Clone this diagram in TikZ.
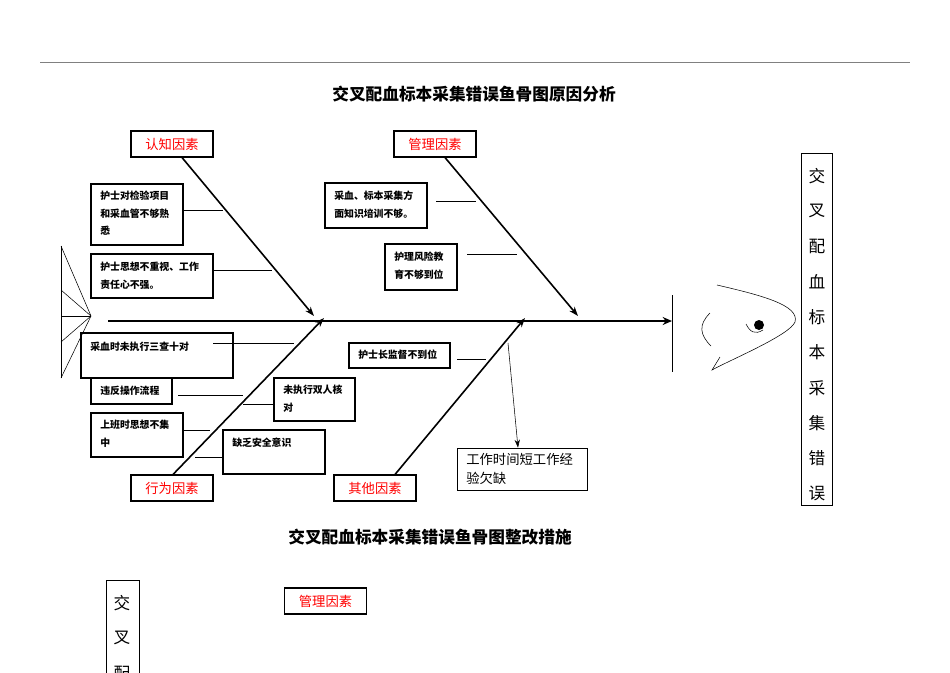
\documentclass[tikz,border=0pt]{standalone}
\usepackage{fontspec}
\setmainfont{Noto Sans CJK SC}
\usetikzlibrary{arrows.meta}
\begin{document}
\begin{tikzpicture}[x=0.75pt,y=-0.75pt,
  ctext/.style={font=\fontsize{7.4}{13}\selectfont\bfseries,align=left,anchor=north west,inner sep=0pt},
  cat/.style={draw,thick,fill=white,text=red,font=\fontsize{10}{12}\selectfont,minimum width=61.5pt,minimum height=19.5pt,inner sep=0pt},
  bone/.style={line width=1.2pt,-{Stealth[length=7pt,width=5pt]}},
  tick/.style={thin}]
\useasboundingbox (0,0) rectangle (950,672);
\clip (0,0) rectangle (950,672);
\draw[gray] (40,62) -- (910,62);
\node[font=\fontsize{12.5}{14}\selectfont\bfseries] (t1) at (474,94) {交叉配血标本采集错误鱼骨图原因分析};
\node[font=\fontsize{12.5}{14}\selectfont\bfseries] (t2) at (430,537) {交叉配血标本采集错误鱼骨图整改措施};
% spine
\coordinate (s0) at (108,321); \coordinate (s1) at (672,321);
\draw[line width=2pt,-{Stealth[length=7pt,width=6pt]}] (s0) -- (s1);
\draw[thin] (672,295) -- (672,372);
% tail
\coordinate (tp) at (91,316);
\draw[thin] (61,246) -- (61,378);
\foreach \y in {246,290,316,342,378} \draw[thin] (61,\y) -- (tp);
% head
\draw[thin] (717,285) .. controls (760,295) and (800,305) .. (795,322) .. controls (790,335) and (730,360) .. (712,370) -- (720,357);
\draw[thin] (710,313) .. controls (698,325) and (700,335) .. (711,346);
\fill (759,325) circle (5);
\draw[thin] (746,324) .. controls (750,332) and (755,335) .. (763,330);
% right title box
\draw[thin] (801,153) rectangle (832,505);
\foreach \c [count=\i from 0] in {交,叉,配,血,标,本,采,集,错,误}
  \node[font=\fontsize{12.5}{14}\selectfont] (v\i) at (817,176+35.3*\i) {\c};
% category boxes
\node[cat] (c1) at (172,144) {认知因素};
\node[cat] (c2) at (435,144) {管理因素};
\node[cat] (c3) at (172,488) {行为因素};
\node[cat] (c4) at (375,488) {其他因素};
\coordinate (j1) at (314,316); \coordinate (j2) at (578,316);
\coordinate (j3) at (324,318); \coordinate (j4) at (525,318);
\draw[bone] (c1.south) ++(10,0) -- (j1);
\draw[bone] (c2.south) ++(10,0) -- (j2);
\draw[bone] (c3.north) ++(1,0) -- (j3);
\draw[bone] (c4.north) ++(20,0) -- (j4);
\coordinate (k) at (508,343);
% cause boxes
\draw[thick] (91,184) rectangle (183,245);
\node[ctext] (a1) at (100,191) {护士对检验项目\\和采血管不够熟\\悉};
\draw[tick] (183,210) -- (223,210);
\draw[thick] (91,254) rectangle (213,298);
\node[ctext] (a2) at (100,262) {护士思想不重视、工作\\责任心不强。};
\draw[tick] (213,270) -- (272,270);
\draw[thick] (81,333) rectangle (233,378);
\node[ctext] (a3) at (90,342) {采血时未执行三查十对};
\draw[tick] (213,343) -- (294,343);
\draw[thick] (91,378) rectangle (172,404);
\node[ctext] (a4) at (100,386) {违反操作流程};
\draw[tick] (178,395) -- (243,395);
\draw[thick] (274,378) rectangle (355,421);
\node[ctext] (a5) at (283,385) {未执行双人核\\对};
\draw[tick] (243,404) -- (274,404);
\draw[thick] (91,413) rectangle (183,457);
\node[ctext] (a6) at (100,420) {上班时思想不集\\中};
\draw[tick] (183,430) -- (210,430);
\draw[thick] (223,430) rectangle (325,474);
\node[ctext] (a7) at (232,438) {缺乏安全意识};
\draw[tick] (195,457) -- (223,457);
\draw[thick] (325,183) rectangle (427,228);
\node[ctext] (b1) at (334,191) {采血、标本采集方\\面知识培训不够。};
\draw[tick] (436,201) -- (476,201);
\draw[thick] (385,244) rectangle (457,290);
\node[ctext] (b2) at (394,252) {护理风险教\\育不够到位};
\draw[tick] (467,254) -- (517,254);
\draw[thick] (349,343) rectangle (450,368);
\node[ctext] (b3) at (358,350) {护士长监督不到位};
\draw[tick] (457,359) -- (486,359);
\node[draw,thick,minimum width=98pt,minimum height=32pt,inner sep=0pt] (b4) at (522.5,469.5) {};
\node[font=\fontsize{10}{14}\selectfont,align=left,anchor=north west,inner sep=0pt] at (466,453) {工作时间短工作经\\验欠缺};
\draw[thin,-{Stealth[length=6pt,width=4pt]}] (k) -- (b4.north -| 518,0);
% bottom
\draw[thin] (106,580) rectangle (139,700);
\foreach \c [count=\i from 0] in {交,叉,配}
  \node[font=\fontsize{12.5}{14}\selectfont] (w\i) at (122,603+35*\i) {\c};
\node[cat] (c5) at (325.5,601) {管理因素};
\end{tikzpicture}
\end{document}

================================

> _What this task involves_
Copy the listing over exactly, skipping the pictures it holds.

> _Task solution_
Clone this diagram in TikZ.
\documentclass[tikz,border=0pt]{standalone}
\usepackage{fontspec}
\setmainfont{Noto Sans CJK SC}
\usetikzlibrary{arrows.meta}
\begin{document}
\begin{tikzpicture}[x=0.75pt,y=-0.75pt,
  ctext/.style={font=\fontsize{7.4}{13}\selectfont\bfseries,align=left,anchor=north west,inner sep=0pt},
  cat/.style={draw,thick,fill=white,text=red,font=\fontsize{10}{12}\selectfont,minimum width=61.5pt,minimum height=19.5pt,inner sep=0pt},
  bone/.style={line width=1.2pt,-{Stealth[length=7pt,width=5pt]}},
  tick/.style={thin}]
\useasboundingbox (0,0) rectangle (950,672);
\clip (0,0) rectangle (950,672);
\draw[gray] (40,62) -- (910,62);
\node[font=\fontsize{12.5}{14}\selectfont\bfseries] (t1) at (474,94) {交叉配血标本采集错误鱼骨图原因分析};
\node[font=\fontsize{12.5}{14}\selectfont\bfseries] (t2) at (430,537) {交叉配血标本采集错误鱼骨图整改措施};
% spine
\coordinate (s0) at (108,321); \coordinate (s1) at (672,321);
\draw[line width=2pt,-{Stealth[length=7pt,width=6pt]}] (s0) -- (s1);
\draw[thin] (672,295) -- (672,372);
% tail
\coordinate (tp) at (91,316);
\draw[thin] (61,246) -- (61,378);
\foreach \y in {246,290,316,342,378} \draw[thin] (61,\y) -- (tp);
% head
\draw[thin] (717,285) .. controls (760,295) and (800,305) .. (795,322) .. controls (790,335) and (730,360) .. (712,370) -- (720,357);
\draw[thin] (710,313) .. controls (698,325) and (700,335) .. (711,346);
\fill (759,325) circle (5);
\draw[thin] (746,324) .. controls (750,332) and (755,335) .. (763,330);
% right title box
\draw[thin] (801,153) rectangle (832,505);
\foreach \c [count=\i from 0] in {交,叉,配,血,标,本,采,集,错,误}
  \node[font=\fontsize{12.5}{14}\selectfont] (v\i) at (817,176+35.3*\i) {\c};
% category boxes
\node[cat] (c1) at (172,144) {认知因素};
\node[cat] (c2) at (435,144) {管理因素};
\node[cat] (c3) at (172,488) {行为因素};
\node[cat] (c4) at (375,488) {其他因素};
\coordinate (j1) at (314,316); \coordinate (j2) at (578,316);
\coordinate (j3) at (324,318); \coordinate (j4) at (525,318);
\draw[bone] (c1.south) ++(10,0) -- (j1);
\draw[bone] (c2.south) ++(10,0) -- (j2);
\draw[bone] (c3.north) ++(1,0) -- (j3);
\draw[bone] (c4.north) ++(20,0) -- (j4);
\coordinate (k) at (508,343);
% cause boxes
\draw[thick] (91,184) rectangle (183,245);
\node[ctext] (a1) at (100,191) {护士对检验项目\\和采血管不够熟\\悉};
\draw[tick] (183,210) -- (223,210);
\draw[thick] (91,254) rectangle (213,298);
\node[ctext] (a2) at (100,262) {护士思想不重视、工作\\责任心不强。};
\draw[tick] (213,270) -- (272,270);
\draw[thick] (81,333) rectangle (233,378);
\node[ctext] (a3) at (90,342) {采血时未执行三查十对};
\draw[tick] (213,343) -- (294,343);
\draw[thick] (91,378) rectangle (172,404);
\node[ctext] (a4) at (100,386) {违反操作流程};
\draw[tick] (178,395) -- (243,395);
\draw[thick] (274,378) rectangle (355,421);
\node[ctext] (a5) at (283,385) {未执行双人核\\对};
\draw[tick] (243,404) -- (274,404);
\draw[thick] (91,413) rectangle (183,457);
\node[ctext] (a6) at (100,420) {上班时思想不集\\中};
\draw[tick] (183,430) -- (210,430);
\draw[thick] (223,430) rectangle (325,474);
\node[ctext] (a7) at (232,438) {缺乏安全意识};
\draw[tick] (195,457) -- (223,457);
\draw[thick] (325,183) rectangle (427,228);
\node[ctext] (b1) at (334,191) {采血、标本采集方\\面知识培训不够。};
\draw[tick] (436,201) -- (476,201);
\draw[thick] (385,244) rectangle (457,290);
\node[ctext] (b2) at (394,252) {护理风险教\\育不够到位};
\draw[tick] (467,254) -- (517,254);
\draw[thick] (349,343) rectangle (450,368);
\node[ctext] (b3) at (358,350) {护士长监督不到位};
\draw[tick] (457,359) -- (486,359);
\node[draw,thick,minimum width=98pt,minimum height=32pt,inner sep=0pt] (b4) at (522.5,469.5) {};
\node[font=\fontsize{10}{14}\selectfont,align=left,anchor=north west,inner sep=0pt] at (466,453) {工作时间短工作经\\验欠缺};
\draw[thin,-{Stealth[length=6pt,width=4pt]}] (k) -- (b4.north -| 518,0);
% bottom
\draw[thin] (106,580) rectangle (139,700);
\foreach \c [count=\i from 0] in {交,叉,配}
  \node[font=\fontsize{12.5}{14}\selectfont] (w\i) at (122,603+35*\i) {\c};
\node[cat] (c5) at (325.5,601) {管理因素};
\end{tikzpicture}
\end{document}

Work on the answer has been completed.